INSTRUCTION ->
Can you output the material exactly as written, minus any pictures it holds?

DATA BLOCK ->
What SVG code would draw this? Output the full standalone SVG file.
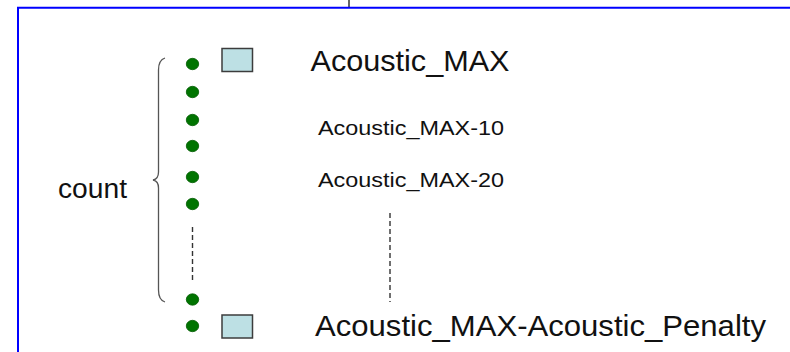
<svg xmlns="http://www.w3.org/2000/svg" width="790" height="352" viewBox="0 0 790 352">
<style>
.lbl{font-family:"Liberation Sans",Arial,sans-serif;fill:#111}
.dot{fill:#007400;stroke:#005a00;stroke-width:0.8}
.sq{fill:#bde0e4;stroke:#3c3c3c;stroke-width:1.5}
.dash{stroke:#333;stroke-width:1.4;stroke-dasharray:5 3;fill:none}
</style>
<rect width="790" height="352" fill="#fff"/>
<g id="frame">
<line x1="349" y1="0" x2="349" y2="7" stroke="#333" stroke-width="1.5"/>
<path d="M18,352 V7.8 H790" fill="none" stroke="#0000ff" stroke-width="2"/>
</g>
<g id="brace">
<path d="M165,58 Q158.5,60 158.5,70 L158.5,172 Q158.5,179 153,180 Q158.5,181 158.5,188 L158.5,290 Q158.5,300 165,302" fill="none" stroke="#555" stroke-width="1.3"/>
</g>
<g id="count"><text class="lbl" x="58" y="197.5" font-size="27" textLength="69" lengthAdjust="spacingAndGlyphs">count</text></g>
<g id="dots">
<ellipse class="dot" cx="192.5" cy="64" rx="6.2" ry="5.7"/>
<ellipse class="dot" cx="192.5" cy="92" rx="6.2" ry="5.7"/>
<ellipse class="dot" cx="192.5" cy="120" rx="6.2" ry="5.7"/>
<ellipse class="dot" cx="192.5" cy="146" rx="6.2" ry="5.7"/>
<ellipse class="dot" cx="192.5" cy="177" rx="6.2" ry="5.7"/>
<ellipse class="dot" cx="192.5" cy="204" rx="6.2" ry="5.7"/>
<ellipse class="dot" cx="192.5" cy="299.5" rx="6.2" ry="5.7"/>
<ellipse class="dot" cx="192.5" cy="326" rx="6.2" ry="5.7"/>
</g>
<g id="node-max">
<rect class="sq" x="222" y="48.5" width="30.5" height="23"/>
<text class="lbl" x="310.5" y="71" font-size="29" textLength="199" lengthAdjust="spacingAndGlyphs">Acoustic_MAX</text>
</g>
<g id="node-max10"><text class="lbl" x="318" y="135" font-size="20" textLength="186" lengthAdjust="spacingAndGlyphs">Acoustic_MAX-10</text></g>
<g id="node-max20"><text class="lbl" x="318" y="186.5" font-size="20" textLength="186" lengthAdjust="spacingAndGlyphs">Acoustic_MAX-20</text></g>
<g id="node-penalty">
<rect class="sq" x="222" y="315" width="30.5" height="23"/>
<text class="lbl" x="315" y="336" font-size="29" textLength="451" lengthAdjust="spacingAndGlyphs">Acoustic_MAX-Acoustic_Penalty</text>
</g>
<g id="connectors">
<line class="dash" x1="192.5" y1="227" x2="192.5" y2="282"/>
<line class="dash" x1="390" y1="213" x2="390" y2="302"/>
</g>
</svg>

RESPONSE TO THE TASK ->
What SVG code would draw this? Output the full standalone SVG file.
<svg xmlns="http://www.w3.org/2000/svg" width="790" height="352" viewBox="0 0 790 352">
<style>
.lbl{font-family:"Liberation Sans",Arial,sans-serif;fill:#111}
.dot{fill:#007400;stroke:#005a00;stroke-width:0.8}
.sq{fill:#bde0e4;stroke:#3c3c3c;stroke-width:1.5}
.dash{stroke:#333;stroke-width:1.4;stroke-dasharray:5 3;fill:none}
</style>
<rect width="790" height="352" fill="#fff"/>
<g id="frame">
<line x1="349" y1="0" x2="349" y2="7" stroke="#333" stroke-width="1.5"/>
<path d="M18,352 V7.8 H790" fill="none" stroke="#0000ff" stroke-width="2"/>
</g>
<g id="brace">
<path d="M165,58 Q158.5,60 158.5,70 L158.5,172 Q158.5,179 153,180 Q158.5,181 158.5,188 L158.5,290 Q158.5,300 165,302" fill="none" stroke="#555" stroke-width="1.3"/>
</g>
<g id="count"><text class="lbl" x="58" y="197.5" font-size="27" textLength="69" lengthAdjust="spacingAndGlyphs">count</text></g>
<g id="dots">
<ellipse class="dot" cx="192.5" cy="64" rx="6.2" ry="5.7"/>
<ellipse class="dot" cx="192.5" cy="92" rx="6.2" ry="5.7"/>
<ellipse class="dot" cx="192.5" cy="120" rx="6.2" ry="5.7"/>
<ellipse class="dot" cx="192.5" cy="146" rx="6.2" ry="5.7"/>
<ellipse class="dot" cx="192.5" cy="177" rx="6.2" ry="5.7"/>
<ellipse class="dot" cx="192.5" cy="204" rx="6.2" ry="5.7"/>
<ellipse class="dot" cx="192.5" cy="299.5" rx="6.2" ry="5.7"/>
<ellipse class="dot" cx="192.5" cy="326" rx="6.2" ry="5.7"/>
</g>
<g id="node-max">
<rect class="sq" x="222" y="48.5" width="30.5" height="23"/>
<text class="lbl" x="310.5" y="71" font-size="29" textLength="199" lengthAdjust="spacingAndGlyphs">Acoustic_MAX</text>
</g>
<g id="node-max10"><text class="lbl" x="318" y="135" font-size="20" textLength="186" lengthAdjust="spacingAndGlyphs">Acoustic_MAX-10</text></g>
<g id="node-max20"><text class="lbl" x="318" y="186.5" font-size="20" textLength="186" lengthAdjust="spacingAndGlyphs">Acoustic_MAX-20</text></g>
<g id="node-penalty">
<rect class="sq" x="222" y="315" width="30.5" height="23"/>
<text class="lbl" x="315" y="336" font-size="29" textLength="451" lengthAdjust="spacingAndGlyphs">Acoustic_MAX-Acoustic_Penalty</text>
</g>
<g id="connectors">
<line class="dash" x1="192.5" y1="227" x2="192.5" y2="282"/>
<line class="dash" x1="390" y1="213" x2="390" y2="302"/>
</g>
</svg>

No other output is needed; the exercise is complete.